Work to complete:
Wherever the string "size" appears in the listing, copy that line.

Data section:
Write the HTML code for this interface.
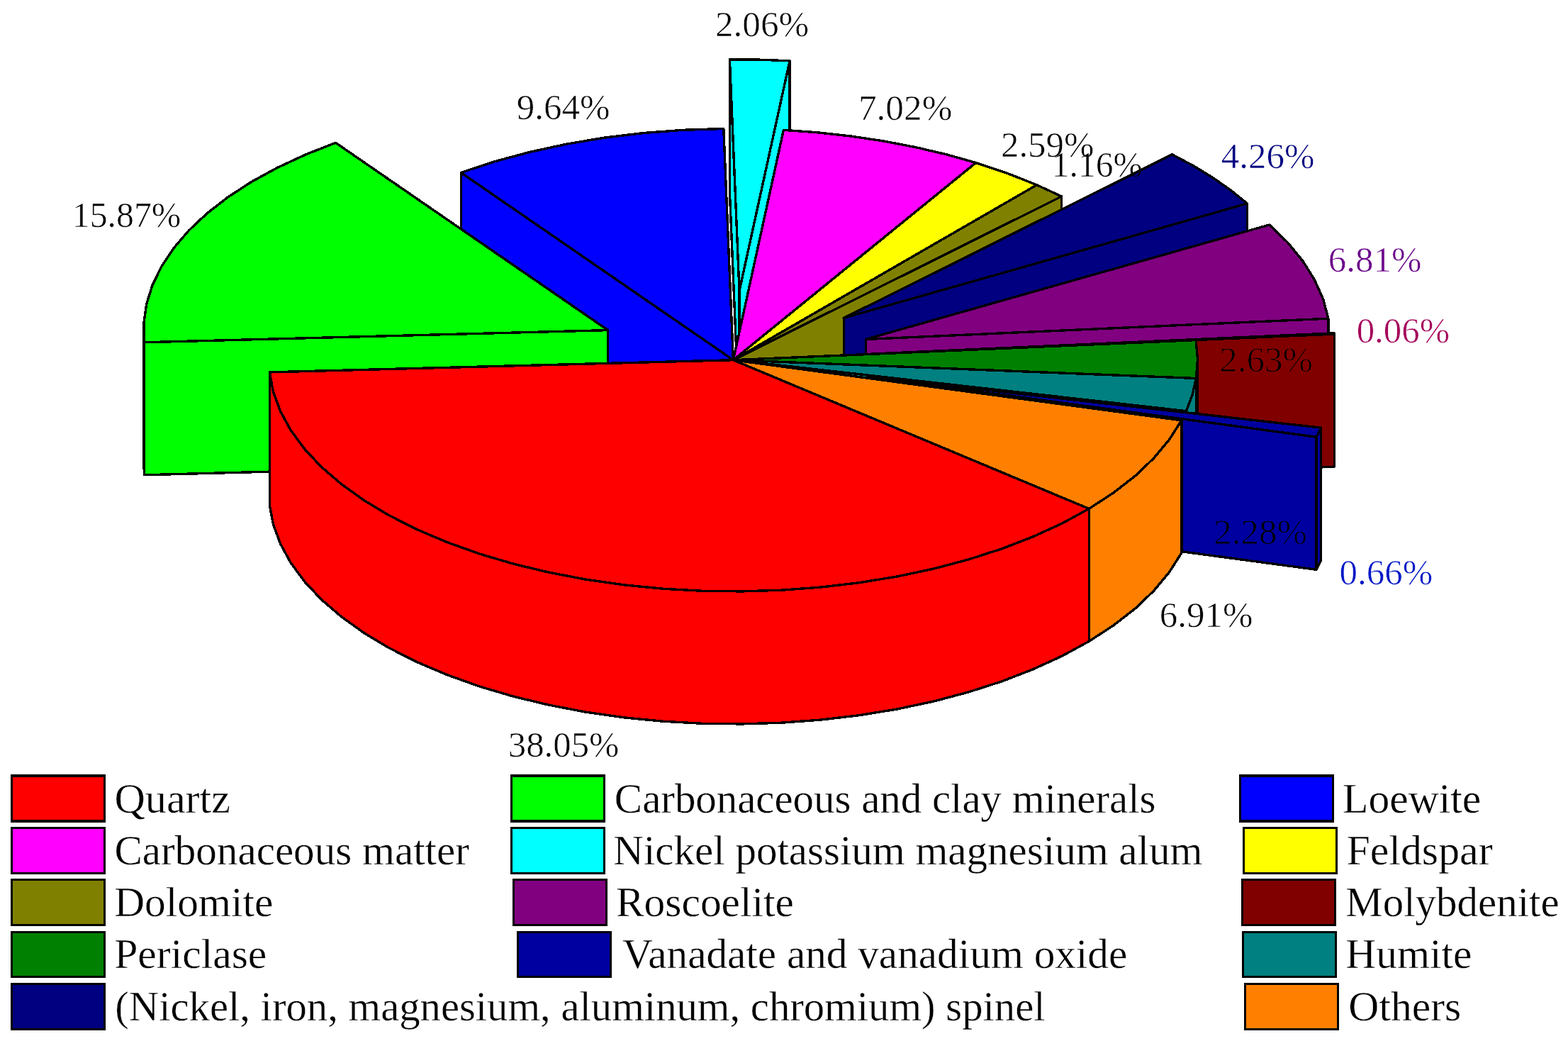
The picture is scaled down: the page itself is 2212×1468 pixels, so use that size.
<!DOCTYPE html>
<html lang="en">
<head>
<meta charset="utf-8">
<title>Mineral composition pie chart</title>
<style>
html,body{margin:0;padding:0;background:#fff;}
body{width:2212px;height:1468px;overflow:hidden;}
svg{display:block;}
</style>
</head>
<body>
<svg width="2212" height="1468" viewBox="0 0 2212 1468">
<g stroke="#000" stroke-width="3.4" stroke-linejoin="round" shape-rendering="crispEdges">
<g fill="#00FFFF"><path d="M1043.0 410.2 L1114.1 85.8 L1114.1 272.8 L1043.0 597.2 Z"/><path d="M1043.0 410.2 L1029.4 83.9 L1029.4 270.9 L1043.0 597.2 Z"/><path d="M1043.0 410.2 L1114.1 85.8 L1071.8 84.2 L1029.4 83.9 Z"/></g>
<g fill="#0000FF"><path d="M1034.4 507.7 L650.3 243.4 L650.3 430.4 L1034.4 694.7 Z"/><path d="M1034.4 507.7 L1020.8 181.5 L964.2 183.3 L908.2 187.5 L853.1 194.1 L799.4 203.1 L747.4 214.4 L697.6 227.8 L650.3 243.4 Z"/></g>
<g fill="#00FF00"><path d="M857.6 465.6 L203.4 482.8 L203.4 669.8 L857.6 652.6 Z"/><path d="M203.0 465.6 L203.4 482.8 L203.4 669.8 L203.0 652.6 Z"/><path d="M857.6 465.6 L473.5 201.3 L430.8 218.1 L391.0 236.6 L354.4 256.6 L321.3 278.2 L291.9 301.0 L266.5 324.9 L245.1 349.8 L227.9 375.6 L215.1 401.9 L206.7 428.7 L202.8 455.7 L203.4 482.8 Z"/></g>
<g fill="#FF00FF"><path d="M1034.4 507.7 L1376.7 229.5 L1376.7 416.5 L1034.4 694.7 Z"/><path d="M1034.4 507.7 L1376.7 229.5 L1334.7 217.7 L1291.1 207.5 L1246.2 198.9 L1200.1 192.0 L1153.1 186.8 L1105.4 183.3 Z"/></g>
<g fill="#FFFF00"><path d="M1034.4 507.7 L1462.6 260.8 L1462.6 447.8 L1034.4 694.7 Z"/><path d="M1034.4 507.7 L1462.6 260.8 L1420.9 244.3 L1376.7 229.5 Z"/></g>
<g fill="#808000"><path d="M1034.4 507.7 L1497.6 277.0 L1497.6 464.0 L1034.4 694.7 Z"/><path d="M1034.4 507.7 L1497.6 277.0 L1462.6 260.8 Z"/></g>
<g fill="#000080"><path d="M1190.2 448.5 L1759.5 287.0 L1759.5 474.0 L1190.2 635.5 Z"/><path d="M1190.2 448.5 L1759.5 287.0 L1736.5 268.4 L1711.1 250.6 L1683.4 233.7 L1653.5 217.8 Z"/></g>
<g fill="#800080"><path d="M1221.4 478.5 L1873.9 449.2 L1873.9 636.2 L1221.4 665.5 Z"/><path d="M1221.4 478.5 L1873.9 449.2 L1866.5 421.5 L1854.3 394.3 L1837.6 367.6 L1816.3 341.8 L1790.7 317.0 Z"/></g>
<g fill="#800000"><path d="M1229.6 499.1 L1882.3 471.1 L1882.3 658.1 L1229.6 686.1 Z"/><path d="M1229.6 499.1 L1882.3 471.1 L1882.1 469.8 Z"/></g>
<g fill="#008000"><path d="M1034.4 507.7 L1687.4 533.5 L1687.4 720.5 L1034.4 694.7 Z"/><path d="M1687.4 533.5 L1689.4 507.7 L1689.4 694.7 L1687.4 720.5 Z"/><path d="M1034.4 507.7 L1687.4 533.5 L1689.5 506.6 L1687.1 479.6 Z"/></g>
<g fill="#008080"><path d="M1034.4 507.7 L1673.4 579.7 L1673.4 766.7 L1034.4 694.7 Z"/><path d="M1673.4 579.7 L1682.1 556.7 L1687.4 533.5 L1687.4 720.5 L1682.1 743.7 L1673.4 766.7 Z"/><path d="M1034.4 507.7 L1673.4 579.7 L1682.1 556.7 L1687.4 533.5 Z"/></g>
<g fill="#0000A0"><path d="M1224.6 531.2 L1857.1 616.3 L1857.1 803.3 L1224.6 718.2 Z"/><path d="M1857.1 616.3 L1863.6 603.2 L1863.6 790.2 L1857.1 803.3 Z"/><path d="M1224.6 531.2 L1857.1 616.3 L1863.6 603.2 Z"/></g>
<g fill="#FF8000"><path d="M1034.4 507.7 L1536.3 717.4 L1536.3 904.4 L1034.4 694.7 Z"/><path d="M1536.3 717.4 L1570.9 694.9 L1601.5 671.1 L1627.8 646.0 L1649.6 619.8 L1666.8 592.8 L1666.8 779.8 L1649.6 806.8 L1627.8 833.0 L1601.5 858.1 L1570.9 881.9 L1536.3 904.4 Z"/><path d="M1034.4 507.7 L1536.3 717.4 L1570.9 694.9 L1601.5 671.1 L1627.8 646.0 L1649.6 619.8 L1666.8 592.8 Z"/></g>
<g fill="#FF0000"><path d="M380.2 524.9 L385.5 552.7 L395.6 580.0 L410.3 606.9 L429.6 633.1 L453.2 658.3 L481.2 682.4 L513.1 705.3 L548.8 726.7 L588.1 746.6 L630.6 764.6 L676.1 780.9 L724.1 795.1 L774.5 807.2 L826.7 817.2 L880.4 824.9 L935.3 830.2 L990.9 833.3 L1046.8 833.9 L1102.6 832.2 L1157.9 828.1 L1212.3 821.7 L1265.5 813.0 L1316.9 802.1 L1366.3 789.0 L1413.2 773.9 L1457.4 756.8 L1498.5 738.0 L1536.3 717.4 L1536.3 904.4 L1498.5 925.0 L1457.4 943.8 L1413.2 960.9 L1366.3 976.0 L1316.9 989.1 L1265.5 1000.0 L1212.3 1008.7 L1157.9 1015.1 L1102.6 1019.2 L1046.8 1020.9 L990.9 1020.3 L935.3 1017.2 L880.4 1011.9 L826.7 1004.2 L774.5 994.2 L724.1 982.1 L676.1 967.9 L630.6 951.6 L588.1 933.6 L548.8 913.7 L513.1 892.3 L481.2 869.4 L453.2 845.3 L429.6 820.1 L410.3 793.9 L395.6 767.0 L385.5 739.7 L380.2 711.9 Z"/><path d="M1034.4 507.7 L380.2 524.9 L385.5 552.7 L395.6 580.0 L410.3 606.9 L429.6 633.1 L453.2 658.3 L481.2 682.4 L513.1 705.3 L548.8 726.7 L588.1 746.6 L630.6 764.6 L676.1 780.9 L724.1 795.1 L774.5 807.2 L826.7 817.2 L880.4 824.9 L935.3 830.2 L990.9 833.3 L1046.8 833.9 L1102.6 832.2 L1157.9 828.1 L1212.3 821.7 L1265.5 813.0 L1316.9 802.1 L1366.3 789.0 L1413.2 773.9 L1457.4 756.8 L1498.5 738.0 L1536.3 717.4 Z"/></g>
</g>
<g shape-rendering="crispEdges"><rect x="15" y="1092" width="134" height="68" fill="#000"/><rect x="18" y="1096" width="128" height="60" fill="#FF0000"/><rect x="15" y="1166" width="134" height="67" fill="#000"/><rect x="18" y="1169" width="128" height="61" fill="#FF00FF"/><rect x="15" y="1239" width="134" height="67" fill="#000"/><rect x="18" y="1242" width="128" height="61" fill="#808000"/><rect x="15" y="1313" width="134" height="66" fill="#000"/><rect x="18" y="1316" width="128" height="60" fill="#008000"/><rect x="15" y="1386" width="134" height="67" fill="#000"/><rect x="18" y="1389" width="128" height="61" fill="#000080"/><rect x="720" y="1092" width="134" height="68" fill="#000"/><rect x="723" y="1096" width="128" height="60" fill="#00FF00"/><rect x="720" y="1166" width="134" height="67" fill="#000"/><rect x="723" y="1169" width="128" height="61" fill="#00FFFF"/><rect x="723" y="1239" width="134" height="67" fill="#000"/><rect x="726" y="1242" width="128" height="61" fill="#800080"/><rect x="729" y="1313" width="134" height="66" fill="#000"/><rect x="732" y="1316" width="128" height="60" fill="#0000A0"/><rect x="1748" y="1092" width="134" height="68" fill="#000"/><rect x="1751" y="1096" width="128" height="60" fill="#0000FF"/><rect x="1753" y="1166" width="134" height="67" fill="#000"/><rect x="1756" y="1169" width="128" height="61" fill="#FFFF00"/><rect x="1751" y="1239" width="134" height="67" fill="#000"/><rect x="1754" y="1242" width="128" height="61" fill="#800000"/><rect x="1752" y="1313" width="134" height="66" fill="#000"/><rect x="1755" y="1316" width="128" height="60" fill="#008080"/><rect x="1755" y="1386" width="134" height="67" fill="#000"/><rect x="1758" y="1389" width="128" height="61" fill="#FF8000"/></g>
<g font-family="'Liberation Serif', 'Times New Roman', serif">
<g font-size="50">
<text transform="matrix(1.0248 0 0 1 1008.95 50.80)" fill="#000" stroke="#fff" stroke-width="0.6" style="mix-blend-mode:darken">2.06%</text>
<text transform="matrix(1.0200 0 0 1 728.66 167.90)" fill="#000" stroke="#fff" stroke-width="0.6" style="mix-blend-mode:darken">9.64%</text>
<text transform="matrix(0.9953 0 0 1 101.82 319.70)" fill="#000" stroke="#fff" stroke-width="0.6" style="mix-blend-mode:darken">15.87%</text>
<text transform="matrix(1.0258 0 0 1 1210.92 168.80)" fill="#000" stroke="#fff" stroke-width="0.6" style="mix-blend-mode:darken">7.02%</text>
<text transform="matrix(1.0176 0 0 1 1411.96 221.00)" fill="#000" stroke="#fff" stroke-width="0.6" style="mix-blend-mode:darken">2.59%</text>
<text transform="matrix(0.9919 0 0 1 1483.83 249.10)" fill="#000" stroke="#fff" stroke-width="0.6" style="mix-blend-mode:darken">1.16%</text>
<text transform="matrix(1.0206 0 0 1 1722.78 237.00)" fill="#000080" stroke="#fff" stroke-width="0.6" style="mix-blend-mode:darken">4.26%</text>
<text transform="matrix(1.0200 0 0 1 1873.76 382.70)" fill="#6A008A" stroke="#fff" stroke-width="0.6" style="mix-blend-mode:darken">6.81%</text>
<text transform="matrix(1.0184 0 0 1 1913.66 483.00)" fill="#A5005A" stroke="#fff" stroke-width="0.6" style="mix-blend-mode:darken">0.06%</text>
<text transform="matrix(1.0224 0 0 1 1720.16 523.50)" fill="#000" stroke="#fff" stroke-width="0.6" style="mix-blend-mode:darken">2.63%</text>
<text transform="matrix(1.0200 0 0 1 1712.36 767.40)" fill="#000" stroke="#fff" stroke-width="0.6" style="mix-blend-mode:darken">2.28%</text>
<text transform="matrix(1.0200 0 0 1 1889.56 824.20)" fill="#0018C6" stroke="#fff" stroke-width="0.6" style="mix-blend-mode:darken">0.66%</text>
<text transform="matrix(1.0192 0 0 1 1635.76 884.00)" fill="#000" stroke="#fff" stroke-width="0.6" style="mix-blend-mode:darken">6.91%</text>
<text transform="matrix(1.0160 0 0 1 716.77 1067.00)" fill="#000" stroke="#fff" stroke-width="0.6" style="mix-blend-mode:darken">38.05%</text>
</g>
<g font-size="60" fill="#000" stroke="#fff" stroke-width="0.4">
<text transform="matrix(1.0025 0 0 1 161.39 1146.00)">Quartz</text>
<text transform="matrix(0.9851 0 0 1 161.44 1219.20)">Carbonaceous matter</text>
<text transform="matrix(0.9888 0 0 1 161.22 1292.00)">Dolomite</text>
<text transform="matrix(0.9934 0 0 1 161.21 1365.00)">Periclase</text>
<text transform="matrix(0.9785 0 0 1 162.26 1439.20)">(Nickel, iron, magnesium, aluminum, chromium) spinel</text>
<text transform="matrix(0.9818 0 0 1 866.85 1146.00)">Carbonaceous and clay minerals</text>
<text transform="matrix(0.9838 0 0 1 865.33 1219.20)">Nickel potassium magnesium alum</text>
<text transform="matrix(0.9916 0 0 1 868.92 1292.00)">Roscoelite</text>
<text transform="matrix(0.9876 0 0 1 878.01 1365.00)">Vanadate and vanadium oxide</text>
<text transform="matrix(0.9938 0 0 1 1894.01 1146.00)">Loewite</text>
<text transform="matrix(0.9975 0 0 1 1899.50 1219.20)">Feldspar</text>
<text transform="matrix(0.9825 0 0 1 1898.33 1292.00)">Molybdenite</text>
<text transform="matrix(0.9903 0 0 1 1898.32 1365.00)">Humite</text>
<text transform="matrix(0.9942 0 0 1 1902.32 1439.20)">Others</text>
</g>
</g>
</svg>
</body>
</html>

Response below:
The picture is scaled down: the page itself is 2212×1468 pixels, so use that size.
<g font-size="50">
<g font-size="60" fill="#000" stroke="#fff" stroke-width="0.4">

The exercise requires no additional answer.